There might be one of your ancestors that appears in the U.S. General Land Office Records, 1796–1907 database on Ancestry.com. One this fee-based site, there are about 2.2 million land patents (applications for land – homesteading). Most do cover the 19th century (1800s) when the majority of land paid with cash or homesteaded property was acquired from the Federal government.
These records can provide details on naturalization, amount of land, location, origins, family relationships, issue date and more. The states on the database are: Florida, Alabama, Arkansas, Illinois, Indiana, Louisiana, Iowa, Mississippi, Michigan, Minnesota, Missouri, Montana, Wisconsin and Ohio.

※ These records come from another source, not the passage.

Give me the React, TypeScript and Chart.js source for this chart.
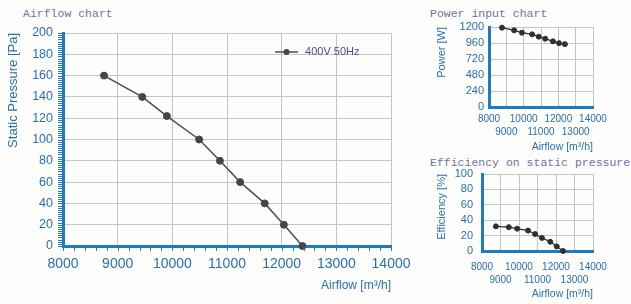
import React, { useEffect, useRef } from "react";
import { Chart, registerables } from "chart.js";

Chart.register(...registerables);

// ---- data ----
const airflow = [8750, 9450, 9900, 10490, 10870, 11240, 11690, 12040, 12380];
const staticPressure = [160, 140, 122, 100, 80, 60, 40, 20, 0];
const powerInput = [1190, 1150, 1115, 1090, 1055, 1025, 985, 958, 943];
const efficiency = [32, 31, 29, 26.5, 22, 17, 12, 6, 0];
const seriesLabel = "400V 50Hz";

const airflowTicks = [8000, 9000, 10000, 11000, 12000, 13000, 14000];
const pressureTicks = [0, 20, 40, 60, 80, 100, 120, 140, 160, 180, 200];
const powerTicks = [0, 240, 480, 720, 960, 1200];
const efficiencyTicks = [0, 20, 40, 60, 80, 100];

const titles = {
  main: "Airflow chart",
  power: "Power input chart",
  eff: "Efficiency on static pressure",
};

// ---- styles ----
const BLUE = "#2b6fb0";
const AXIS = "#1f7bbf";
const GRID = "#c4c4c4";
const SANS = 'Arial, "Liberation Sans", sans-serif';
const TITLE_COLOR = "#7470a8";

type Area = { left: number; top: number; right: number; bottom: number };

type Params = {
  w: number;
  h: number;
  area: Area;
  ys: number[];
  yTicks: number[];
  yTitle: string;
  yTitleSize: number;
  yTitlePad: number;
  yLabelSize: number;
  yLabelPad: number;
  xLabelSize: number;
  xLabelPad: number;
  xLineHeight: number;
  twoRows: boolean;
  xTitleSize: number;
  xTitlePad: number;
  lineColor: string;
  lineWidth: number;
  pointColor: string;
  pointRadius: number;
  gridColor: string;
  plugins?: any[];
};

function makeConfig(p: Params): any {
  return {
    type: "line",
    data: {
      datasets: [
        {
          label: seriesLabel,
          data: airflow.map((x, i) => ({ x, y: p.ys[i] })),
          borderColor: p.lineColor,
          borderWidth: p.lineWidth,
          pointBackgroundColor: p.pointColor,
          pointBorderColor: p.pointColor,
          pointRadius: p.pointRadius,
          pointBorderWidth: 1,
          tension: 0,
          fill: false,
          clip: false,
        },
      ],
    },
    options: {
      responsive: false,
      maintainAspectRatio: false,
      animation: false,
      devicePixelRatio: 1,
      layout: {
        padding: { left: 0, top: p.area.top, right: p.w - p.area.right, bottom: 0 },
      },
      plugins: {
        legend: { display: false },
        tooltip: { enabled: false },
        title: { display: false },
      },
      scales: {
        x: {
          type: "linear",
          position: "bottom",
          min: airflowTicks[0],
          max: airflowTicks[airflowTicks.length - 1],
          afterFit: (s: any) => {
            s.height = p.h - p.area.bottom;
          },
          afterBuildTicks: (s: any) => {
            s.ticks = airflowTicks.map((v) => ({ value: v }));
          },
          grid: { color: p.gridColor, lineWidth: 1, drawTicks: false },
          border: { color: AXIS, width: 3 },
          ticks: {
            autoSkip: false,
            maxRotation: 0,
            minRotation: 0,
            padding: p.xLabelPad,
            color: BLUE,
            font: { family: SANS, size: p.xLabelSize, lineHeight: p.xLineHeight },
            callback: (v: any, i: number) => {
              const t = String(v);
              if (!p.twoRows) return t;
              return i % 2 === 0 ? [t] : ["", t];
            },
          },
          title: {
            display: true,
            text: "Airflow [m³/h]",
            align: "end",
            color: BLUE,
            font: { family: SANS, size: p.xTitleSize, lineHeight: 1.2 },
            padding: { top: 0, bottom: p.xTitlePad },
          },
        },
        y: {
          type: "linear",
          position: "left",
          min: p.yTicks[0],
          max: p.yTicks[p.yTicks.length - 1],
          afterFit: (s: any) => {
            s.width = p.area.left;
          },
          afterBuildTicks: (s: any) => {
            s.ticks = p.yTicks.map((v) => ({ value: v }));
          },
          grid: { color: p.gridColor, lineWidth: 1, drawTicks: false },
          border: { color: AXIS, width: 3 },
          ticks: {
            autoSkip: false,
            padding: p.yLabelPad,
            color: BLUE,
            font: { family: SANS, size: p.yLabelSize, lineHeight: 1.2 },
            callback: (v: any) => String(v),
          },
          title: {
            display: true,
            text: p.yTitle,
            align: "end",
            color: BLUE,
            font: { family: SANS, size: p.yTitleSize, lineHeight: 1.2 },
            padding: { top: p.yTitlePad, bottom: 0 },
          },
        },
      },
    },
    plugins: p.plugins || [],
  };
}

// decorative ruler ticks on the main chart's axes
const rulerPlugin = {
  id: "ruler",
  afterDraw(chart: any) {
    const { ctx, chartArea, scales } = chart;
    const ys = scales.y;
    const xs = scales.x;
    ctx.save();
    ctx.strokeStyle = AXIS;
    ctx.lineWidth = 1;
    ctx.beginPath();
    for (let v = ys.min; v <= ys.max; v += 2) {
      const py = Math.round(ys.getPixelForValue(v)) + 0.5;
      ctx.moveTo(chartArea.left - 5, py);
      ctx.lineTo(chartArea.left - 1, py);
    }
    for (let v = xs.min; v <= xs.max; v += 200) {
      const px = Math.round(xs.getPixelForValue(v)) + 0.5;
      ctx.moveTo(px, chartArea.bottom + 1);
      ctx.lineTo(px, chartArea.bottom + 5);
    }
    ctx.stroke();
    ctx.restore();
  },
};

// legend drawn inside the plot, top-right
const inlineLegendPlugin = {
  id: "inlineLegend",
  afterDatasetsDraw(chart: any) {
    const { ctx, chartArea } = chart;
    const ds = chart.data.datasets[0];
    const y = chartArea.top + 19;
    const x0 = chartArea.right - 116;
    ctx.save();
    ctx.strokeStyle = ds.borderColor;
    ctx.lineWidth = 1.5;
    ctx.beginPath();
    ctx.moveTo(x0, y);
    ctx.lineTo(x0 + 23, y);
    ctx.stroke();
    ctx.fillStyle = ds.pointBackgroundColor;
    ctx.beginPath();
    ctx.arc(x0 + 11.5, y, 3, 0, Math.PI * 2);
    ctx.fill();
    ctx.fillStyle = "#4b4a9c";
    ctx.font = `11px ${SANS}`;
    ctx.textBaseline = "middle";
    ctx.textAlign = "left";
    ctx.fillText(ds.label, x0 + 30, y);
    ctx.restore();
  },
};

function ChartCanvas({ config, left, top, w, h }: { config: any; left: number; top: number; w: number; h: number }) {
  const ref = useRef<HTMLCanvasElement | null>(null);
  useEffect(() => {
    if (!ref.current) return;
    const chart = new Chart(ref.current, config);
    return () => chart.destroy();
  }, []);
  return (
    <canvas
      ref={ref}
      width={w}
      height={h}
      style={{ position: "absolute", left, top, width: w, height: h }}
    />
  );
}

const titleStyle: React.CSSProperties = {
  position: "absolute",
  fontFamily: '"Liberation Mono", "DejaVu Sans Mono", monospace',
  fontSize: 11.5,
  lineHeight: "12px",
  color: TITLE_COLOR,
  whiteSpace: "nowrap",
};

export default function App() {
  const mainCfg = makeConfig({
    w: 420,
    h: 304,
    area: { left: 63, top: 33, right: 393, bottom: 246 },
    ys: staticPressure,
    yTicks: pressureTicks,
    yTitle: "Static Pressure [Pa]",
    yTitleSize: 13,
    yTitlePad: 6,
    yLabelSize: 12.5,
    yLabelPad: 10,
    xLabelSize: 14,
    xLabelPad: 9.5,
    xLineHeight: 1.2,
    twoRows: false,
    xTitleSize: 12,
    xTitlePad: 11,
    lineColor: "#4d4d55",
    lineWidth: 1.5,
    pointColor: "#47434d",
    pointRadius: 3.5,
    gridColor: GRID,
    plugins: [rulerPlugin, inlineLegendPlugin],
  });

  const powerCfg = makeConfig({
    w: 211,
    h: 154,
    area: { left: 69, top: 27, right: 173, bottom: 107 },
    ys: powerInput,
    yTicks: powerTicks,
    yTitle: "Power [W]",
    yTitleSize: 11,
    yTitlePad: 15,
    yLabelSize: 11,
    yLabelPad: 5,
    xLabelSize: 10,
    xLabelPad: 5.5,
    xLineHeight: 1.3,
    twoRows: true,
    xTitleSize: 10.5,
    xTitlePad: 1,
    lineColor: "#2e2e33",
    lineWidth: 1.2,
    pointColor: "#2e2e33",
    pointRadius: 2.5,
    gridColor: GRID,
  });

  const effCfg = makeConfig({
    w: 211,
    h: 154,
    area: { left: 62, top: 24, right: 173, bottom: 101 },
    ys: efficiency,
    yTicks: efficiencyTicks,
    yTitle: "Efficiency [%]",
    yTitleSize: 11,
    yTitlePad: 15,
    yLabelSize: 11,
    yLabelPad: 9,
    xLabelSize: 10,
    xLabelPad: 9.5,
    xLineHeight: 1.3,
    twoRows: true,
    xTitleSize: 10.5,
    xTitlePad: 3.5,
    lineColor: "#2e2e33",
    lineWidth: 1.2,
    pointColor: "#2e2e33",
    pointRadius: 2.5,
    gridColor: GRID,
  });

  return (
    <div
      style={{
        position: "absolute",
        left: 0,
        top: 0,
        width: 631,
        height: 304,
        background: "#fdfdfb",
        overflow: "hidden",
      }}
    >
      <div style={{ ...titleStyle, left: 23, top: 8 }}>{titles.main}</div>
      <div style={{ ...titleStyle, left: 430, top: 8 }}>{titles.power}</div>
      <div style={{ ...titleStyle, left: 430, top: 157 }}>{titles.eff}</div>
      <ChartCanvas config={mainCfg} left={0} top={0} w={420} h={304} />
      <ChartCanvas config={powerCfg} left={420} top={0} w={211} h={154} />
      <ChartCanvas config={effCfg} left={420} top={150} w={211} h={154} />
    </div>
  );
}
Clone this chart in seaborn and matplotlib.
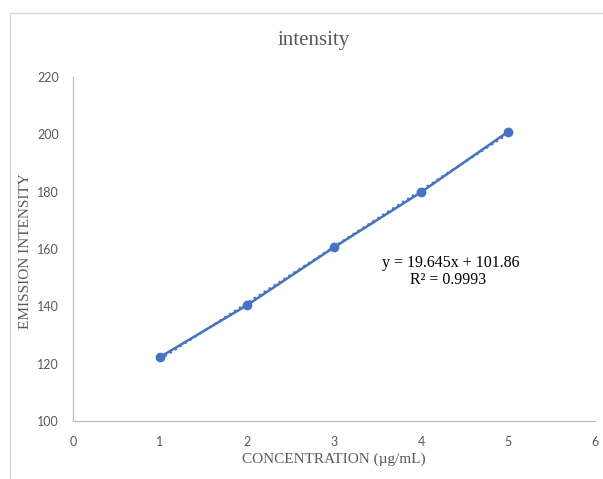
import numpy as np
import pandas as pd
import matplotlib.pyplot as plt
from matplotlib.patches import Rectangle
import seaborn as sns

# Data
concentration = [1, 2, 3, 4, 5]
intensity = [122.3, 140.4, 160.6, 179.8, 200.9]

x_ticks = [0, 1, 2, 3, 4, 5, 6]
y_ticks = [100, 120, 140, 160, 180, 200, 220]

equation_text = 'y = 19.645x + 101.86'
r2_text = 'R² = 0.9993'

df = pd.DataFrame({'conc': concentration, 'intensity': intensity})

BLUE = '#4472C4'
GREY_TEXT = '#595959'

sns.set_theme(style='white')
plt.rcParams['font.family'] = ['Lato', 'DejaVu Sans']

fig = plt.figure(figsize=(6.03, 4.79), dpi=100)
ax = fig.add_axes([73 / 603, 1 - 421 / 479, 522 / 603, 344 / 479])

# Series line with markers
sns.lineplot(data=df, x='conc', y='intensity', ax=ax, color=BLUE,
             marker='o', markersize=7, markeredgewidth=0, linewidth=1.8)

# Linear trendline (dotted)
sns.regplot(data=df, x='conc', y='intensity', ax=ax, scatter=False, ci=None,
            truncate=True, color=BLUE,
            line_kws={'linestyle': ':', 'linewidth': 1.6})

ax.set_xlim(0, 6)
ax.set_ylim(100, 220)
ax.set_xticks(x_ticks)
ax.set_yticks(y_ticks)
ax.tick_params(axis='both', length=0, labelsize=9, labelcolor=GREY_TEXT)
ax.tick_params(axis='y', pad=10)
ax.tick_params(axis='x', pad=11)

for side in ['top', 'right']:
    ax.spines[side].set_visible(False)
for side in ['left', 'bottom']:
    ax.spines[side].set_color('#BFBFBF')
    ax.spines[side].set_linewidth(0.9)

serif = ['Liberation Serif', 'DejaVu Serif']
ax.set_xlabel('CONCENTRATION (µg/mL)', family=serif, fontsize=11,
              color=GREY_TEXT, va='center')
ax.set_ylabel('EMISSION INTENSITY', family=serif, fontsize=11,
              color=GREY_TEXT, va='center')
ax.xaxis.set_label_coords(0.5, (421 - 459) / 344)
ax.yaxis.set_label_coords((26 - 73) / 522, (421 - 251) / 344)

# Trendline equation
ax.text(0.724, 0.459, equation_text, transform=ax.transAxes, family=serif,
        fontsize=11.5, color='black', ha='center', va='center')
ax.text(0.719, 0.410, r2_text, transform=ax.transAxes, family=serif,
        fontsize=11.5, color='black', ha='center', va='center')

fig.text(314 / 603, 1 - 40 / 479, 'intensity', family=serif, fontsize=15,
         color=GREY_TEXT, ha='center', va='center')

# Chart area border
fig.patches.append(Rectangle((10 / 603, -0.1), 1.2, 1 - 13 / 479 + 0.1,
                             transform=fig.transFigure, fill=False,
                             edgecolor='#D9D9D9', linewidth=1.0))

plt.savefig('out.png', dpi=100)
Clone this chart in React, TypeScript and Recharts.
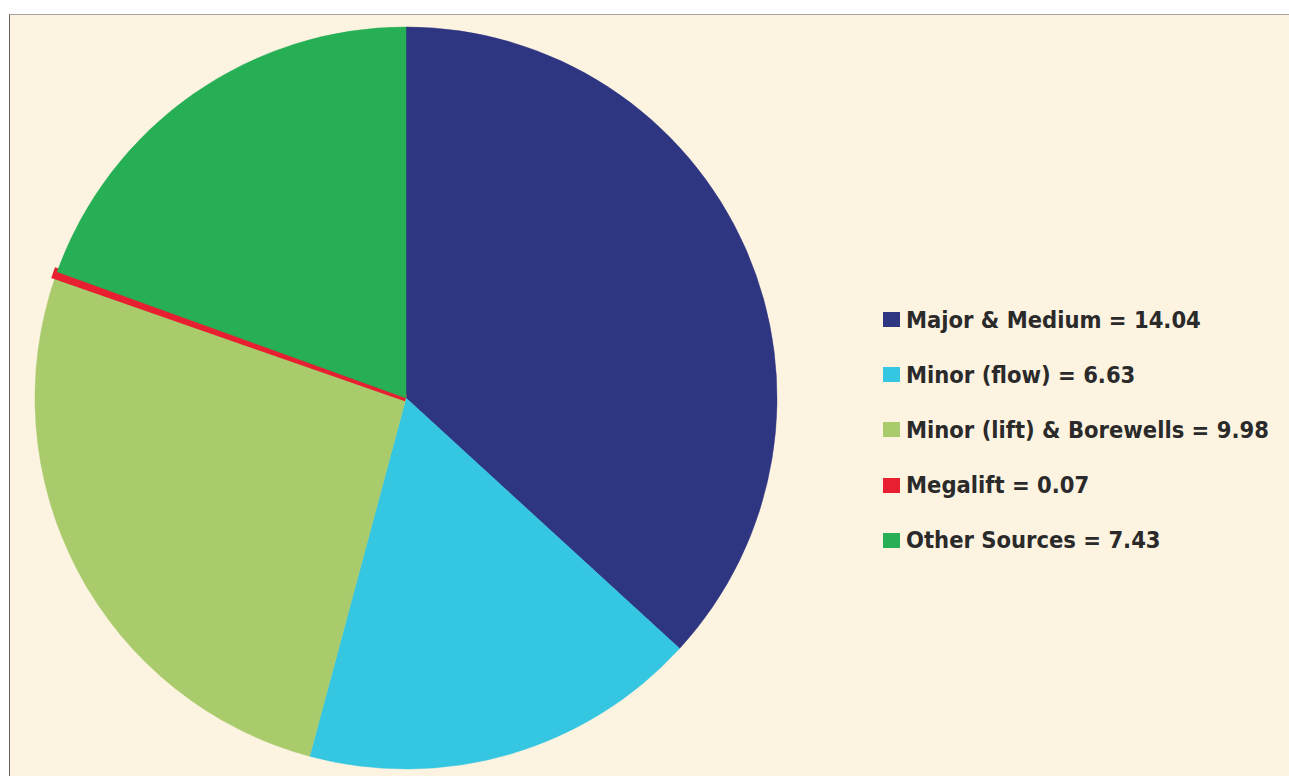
import React from "react";
import { PieChart, Pie, Cell, Legend } from "recharts";

const categories = ["Major & Medium", "Minor (flow)", "Minor (lift) & Borewells", "Megalift", "Other Sources"];
const values = [14.04, 6.63, 9.98, 0.07, 7.43];
const valueLabels = ["14.04", "6.63", "9.98", "0.07", "7.43"];
const colors = ["#2E3581", "#35C6E1", "#A9CB6B", "#E81F30", "#27AF56"];

const data = categories.map((name, i) => ({ name, value: values[i], label: valueLabels[i] }));

const LegendContent = () => (
  <div style={{ fontFamily: "'DejaVu Sans Condensed', 'DejaVu Sans', sans-serif", fontWeight: 700, fontSize: 23.5, color: "#2a2a2a" }}>
    {data.map((d, i) => (
      <div key={d.name} style={{ display: "flex", alignItems: "center", height: 55.2, whiteSpace: "nowrap" }}>
        <span style={{ display: "inline-block", width: 17, height: 15, background: colors[i], marginRight: 6 }} />
        <span>{d.name} = {d.label}</span>
      </div>
    ))}
  </div>
);

export default function App() {
  return (
    <div style={{ position: "absolute", left: 0, top: 0, width: 1289, height: 776, background: "#ffffff", overflow: "hidden" }}>
      <div
        style={{
          position: "absolute",
          left: 9,
          top: 14,
          width: 1280,
          height: 762,
          background: "#FDF3E1",
          borderTop: "1px solid #a8a49c",
          borderLeft: "1px solid #6a665e",
          boxSizing: "border-box",
        }}
      >
        <PieChart width={1279} height={761} style={{ position: "absolute", left: 0, top: 0 }}>
          <Pie
            data={data}
            dataKey="value"
            nameKey="name"
            cx={391}
            cy={378}
            outerRadius={371}
            startAngle={90}
            endAngle={-270}
            isAnimationActive={false}
          >
            {data.map((d, i) => (
              <Cell key={d.name} fill={colors[i]} stroke={colors[i]} strokeWidth={i === 3 ? 7 : 0.5} />
            ))}
          </Pie>
          <Legend
            layout="vertical"
            content={<LegendContent />}
            wrapperStyle={{ position: "absolute", left: 873, top: 277, width: 420 }}
          />
        </PieChart>
      </div>
    </div>
  );
}
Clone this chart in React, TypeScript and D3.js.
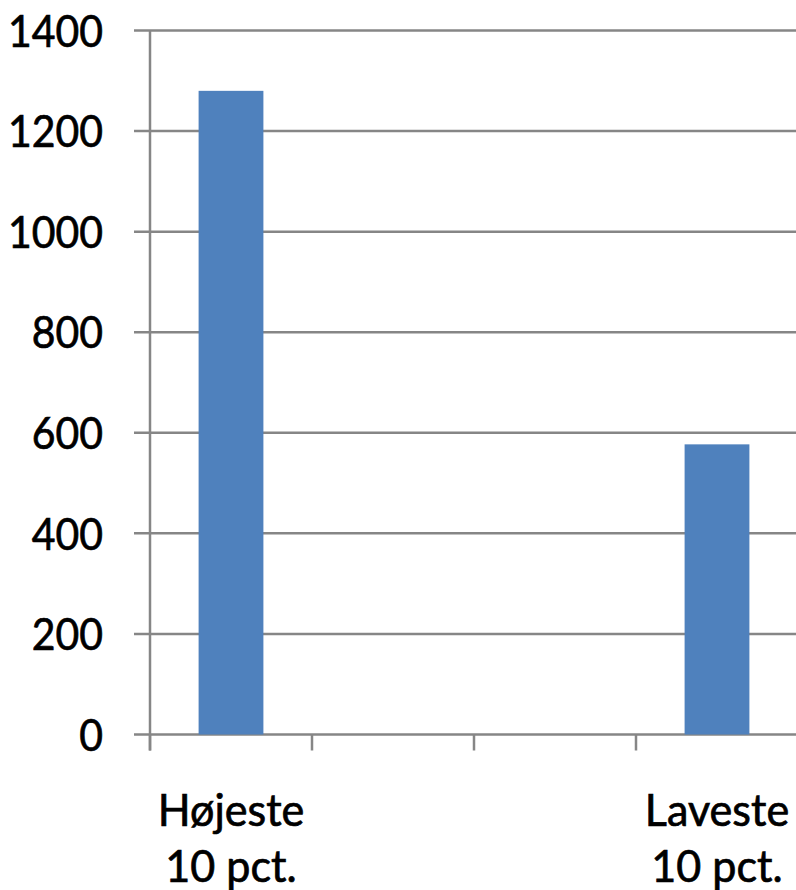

Search using a surname and try any possible states from the list, one at a time. Scan what names come up. Keep in mind, there might be a relative’s given name you are not familiar with or a surname spelling that is different. Try varied spellings and locations in your search.
Once you find a possible individual, click on the ‘View Image’ icon to the far right. Here will be the actual scanned document. The document can be saved for your records.
Another item to be careful in the search are locations. Many counties were much larger originally and over the decades, especially in the early 20th century, became smaller as more people lived in the area. A good example are large land areas along the SE coast of Florida in the late 1800s. Dade County went from the Florida Keys north to the present area of Martin County – some 200 miles in length. So if you see a relative having property in an unfamiliar county, check its history, there could have been county boundary changes.
Check any female ancestors, using both a maiden name and a married name. Ladies could also acquire property.
Photo: Land for Mattie Pomeroy, Oct. 20, 1897 in Dade Co., FL.